**Written exercise**: Exactly retype the lines from the one containing "Write the seaborn" through the one containing "linewidth=0.8, alpha=1.0, zorder=3)"; both ends count, pictures do not.

**Items from a dataset**:
* start *
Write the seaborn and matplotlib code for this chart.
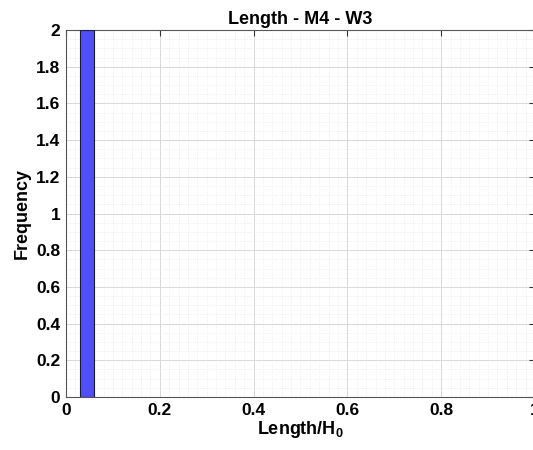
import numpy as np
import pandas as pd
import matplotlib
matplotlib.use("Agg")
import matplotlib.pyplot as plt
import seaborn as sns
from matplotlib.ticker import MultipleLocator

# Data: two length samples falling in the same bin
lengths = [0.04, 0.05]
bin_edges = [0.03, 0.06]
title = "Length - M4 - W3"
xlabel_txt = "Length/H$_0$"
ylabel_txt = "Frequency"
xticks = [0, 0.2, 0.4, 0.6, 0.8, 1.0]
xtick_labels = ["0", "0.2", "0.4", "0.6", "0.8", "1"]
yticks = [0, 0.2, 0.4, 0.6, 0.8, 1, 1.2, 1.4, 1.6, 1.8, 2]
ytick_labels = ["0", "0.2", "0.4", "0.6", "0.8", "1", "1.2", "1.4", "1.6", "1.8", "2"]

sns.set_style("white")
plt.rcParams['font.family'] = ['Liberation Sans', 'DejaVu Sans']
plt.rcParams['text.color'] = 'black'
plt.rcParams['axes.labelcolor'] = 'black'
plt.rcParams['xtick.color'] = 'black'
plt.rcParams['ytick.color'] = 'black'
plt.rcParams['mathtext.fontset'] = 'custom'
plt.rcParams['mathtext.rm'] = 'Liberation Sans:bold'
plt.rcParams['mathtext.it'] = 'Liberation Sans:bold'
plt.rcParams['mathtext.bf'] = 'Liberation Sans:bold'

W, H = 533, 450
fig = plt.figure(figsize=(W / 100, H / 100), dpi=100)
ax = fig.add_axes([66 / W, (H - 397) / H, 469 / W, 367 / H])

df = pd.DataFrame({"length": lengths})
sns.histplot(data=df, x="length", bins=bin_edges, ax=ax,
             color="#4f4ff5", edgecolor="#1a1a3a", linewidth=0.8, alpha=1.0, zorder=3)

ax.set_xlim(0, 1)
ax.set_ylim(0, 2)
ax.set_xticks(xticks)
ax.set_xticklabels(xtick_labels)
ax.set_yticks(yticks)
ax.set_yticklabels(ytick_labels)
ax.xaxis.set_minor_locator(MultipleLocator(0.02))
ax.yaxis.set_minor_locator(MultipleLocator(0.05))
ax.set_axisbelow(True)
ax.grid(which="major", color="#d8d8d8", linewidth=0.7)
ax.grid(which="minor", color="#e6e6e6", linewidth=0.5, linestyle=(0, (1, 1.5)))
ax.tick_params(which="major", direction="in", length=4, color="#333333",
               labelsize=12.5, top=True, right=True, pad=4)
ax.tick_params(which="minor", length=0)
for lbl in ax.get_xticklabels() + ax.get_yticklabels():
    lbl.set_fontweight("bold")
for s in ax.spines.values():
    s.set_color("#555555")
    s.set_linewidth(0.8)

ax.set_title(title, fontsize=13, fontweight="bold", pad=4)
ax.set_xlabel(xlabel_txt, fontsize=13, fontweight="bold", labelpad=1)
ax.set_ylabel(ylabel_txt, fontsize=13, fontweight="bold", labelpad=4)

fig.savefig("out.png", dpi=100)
* end *
* start *
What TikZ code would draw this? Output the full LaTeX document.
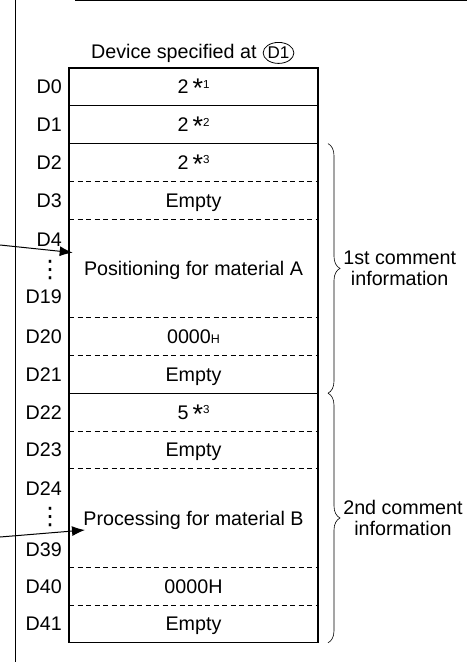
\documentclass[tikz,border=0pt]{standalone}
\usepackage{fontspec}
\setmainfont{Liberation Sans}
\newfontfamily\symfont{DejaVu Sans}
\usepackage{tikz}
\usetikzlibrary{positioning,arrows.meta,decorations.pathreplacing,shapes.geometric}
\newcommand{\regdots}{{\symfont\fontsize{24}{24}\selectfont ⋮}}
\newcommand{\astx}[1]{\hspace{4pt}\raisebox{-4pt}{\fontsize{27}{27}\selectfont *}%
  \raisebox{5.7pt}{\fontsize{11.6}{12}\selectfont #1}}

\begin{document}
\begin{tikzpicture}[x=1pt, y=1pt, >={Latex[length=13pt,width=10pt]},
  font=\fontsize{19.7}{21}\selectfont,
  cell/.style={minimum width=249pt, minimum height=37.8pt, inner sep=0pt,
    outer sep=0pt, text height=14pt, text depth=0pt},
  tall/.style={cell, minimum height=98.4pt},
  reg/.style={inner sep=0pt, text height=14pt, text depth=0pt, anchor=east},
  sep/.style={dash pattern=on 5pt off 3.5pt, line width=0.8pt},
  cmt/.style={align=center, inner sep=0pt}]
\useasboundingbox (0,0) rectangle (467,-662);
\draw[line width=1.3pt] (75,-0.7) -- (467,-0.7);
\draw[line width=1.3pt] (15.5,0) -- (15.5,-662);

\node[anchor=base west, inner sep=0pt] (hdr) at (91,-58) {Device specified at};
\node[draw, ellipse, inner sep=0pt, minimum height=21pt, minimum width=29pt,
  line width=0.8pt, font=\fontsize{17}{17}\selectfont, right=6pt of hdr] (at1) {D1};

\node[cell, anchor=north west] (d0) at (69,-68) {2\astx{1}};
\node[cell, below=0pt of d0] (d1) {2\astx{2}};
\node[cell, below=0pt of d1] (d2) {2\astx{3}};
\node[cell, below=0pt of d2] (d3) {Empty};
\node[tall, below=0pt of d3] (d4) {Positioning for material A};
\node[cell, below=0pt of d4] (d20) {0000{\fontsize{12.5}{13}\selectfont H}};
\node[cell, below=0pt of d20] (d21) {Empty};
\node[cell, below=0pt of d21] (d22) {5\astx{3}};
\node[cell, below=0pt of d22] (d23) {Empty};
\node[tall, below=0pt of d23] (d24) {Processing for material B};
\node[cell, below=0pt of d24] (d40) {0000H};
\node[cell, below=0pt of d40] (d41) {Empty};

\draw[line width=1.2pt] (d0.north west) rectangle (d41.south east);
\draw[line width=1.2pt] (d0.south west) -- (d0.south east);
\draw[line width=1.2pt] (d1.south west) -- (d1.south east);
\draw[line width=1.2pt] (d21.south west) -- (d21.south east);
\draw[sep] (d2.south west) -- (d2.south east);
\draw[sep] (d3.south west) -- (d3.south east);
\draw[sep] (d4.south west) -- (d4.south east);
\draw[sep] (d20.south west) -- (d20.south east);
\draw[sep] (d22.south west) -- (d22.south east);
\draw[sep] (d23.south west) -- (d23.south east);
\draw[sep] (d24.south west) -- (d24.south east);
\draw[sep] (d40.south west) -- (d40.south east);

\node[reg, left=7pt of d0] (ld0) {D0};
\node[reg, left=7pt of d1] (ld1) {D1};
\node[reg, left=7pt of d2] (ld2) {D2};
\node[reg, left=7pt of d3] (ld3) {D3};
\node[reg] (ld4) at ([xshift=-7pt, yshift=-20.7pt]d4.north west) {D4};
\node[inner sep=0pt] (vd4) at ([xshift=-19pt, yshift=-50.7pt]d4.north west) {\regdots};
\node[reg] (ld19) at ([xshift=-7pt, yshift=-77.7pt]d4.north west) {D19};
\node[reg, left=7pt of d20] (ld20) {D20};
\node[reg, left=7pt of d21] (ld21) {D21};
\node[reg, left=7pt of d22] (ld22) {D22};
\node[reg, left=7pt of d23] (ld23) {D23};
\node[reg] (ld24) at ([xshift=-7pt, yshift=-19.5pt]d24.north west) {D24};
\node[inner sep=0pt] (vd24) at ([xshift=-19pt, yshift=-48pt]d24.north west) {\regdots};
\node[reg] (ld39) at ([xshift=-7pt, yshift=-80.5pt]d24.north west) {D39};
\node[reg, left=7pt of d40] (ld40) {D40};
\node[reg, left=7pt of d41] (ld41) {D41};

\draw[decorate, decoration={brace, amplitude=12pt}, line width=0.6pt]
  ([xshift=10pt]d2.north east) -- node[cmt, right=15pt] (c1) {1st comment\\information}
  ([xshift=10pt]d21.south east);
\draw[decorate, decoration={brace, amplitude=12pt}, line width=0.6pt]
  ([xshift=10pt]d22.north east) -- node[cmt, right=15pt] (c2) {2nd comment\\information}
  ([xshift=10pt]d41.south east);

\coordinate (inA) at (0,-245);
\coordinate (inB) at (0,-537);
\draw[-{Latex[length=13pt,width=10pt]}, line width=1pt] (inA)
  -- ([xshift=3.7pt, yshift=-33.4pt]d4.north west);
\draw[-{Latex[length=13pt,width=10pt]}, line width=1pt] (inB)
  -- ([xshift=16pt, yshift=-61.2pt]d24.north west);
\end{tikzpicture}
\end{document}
* end *
**Answer in full**:
Write the seaborn and matplotlib code for this chart.
import numpy as np
import pandas as pd
import matplotlib
matplotlib.use("Agg")
import matplotlib.pyplot as plt
import seaborn as sns
from matplotlib.ticker import MultipleLocator

# Data: two length samples falling in the same bin
lengths = [0.04, 0.05]
bin_edges = [0.03, 0.06]
title = "Length - M4 - W3"
xlabel_txt = "Length/H$_0$"
ylabel_txt = "Frequency"
xticks = [0, 0.2, 0.4, 0.6, 0.8, 1.0]
xtick_labels = ["0", "0.2", "0.4", "0.6", "0.8", "1"]
yticks = [0, 0.2, 0.4, 0.6, 0.8, 1, 1.2, 1.4, 1.6, 1.8, 2]
ytick_labels = ["0", "0.2", "0.4", "0.6", "0.8", "1", "1.2", "1.4", "1.6", "1.8", "2"]

sns.set_style("white")
plt.rcParams['font.family'] = ['Liberation Sans', 'DejaVu Sans']
plt.rcParams['text.color'] = 'black'
plt.rcParams['axes.labelcolor'] = 'black'
plt.rcParams['xtick.color'] = 'black'
plt.rcParams['ytick.color'] = 'black'
plt.rcParams['mathtext.fontset'] = 'custom'
plt.rcParams['mathtext.rm'] = 'Liberation Sans:bold'
plt.rcParams['mathtext.it'] = 'Liberation Sans:bold'
plt.rcParams['mathtext.bf'] = 'Liberation Sans:bold'

W, H = 533, 450
fig = plt.figure(figsize=(W / 100, H / 100), dpi=100)
ax = fig.add_axes([66 / W, (H - 397) / H, 469 / W, 367 / H])

df = pd.DataFrame({"length": lengths})
sns.histplot(data=df, x="length", bins=bin_edges, ax=ax,
             color="#4f4ff5", edgecolor="#1a1a3a", linewidth=0.8, alpha=1.0, zorder=3)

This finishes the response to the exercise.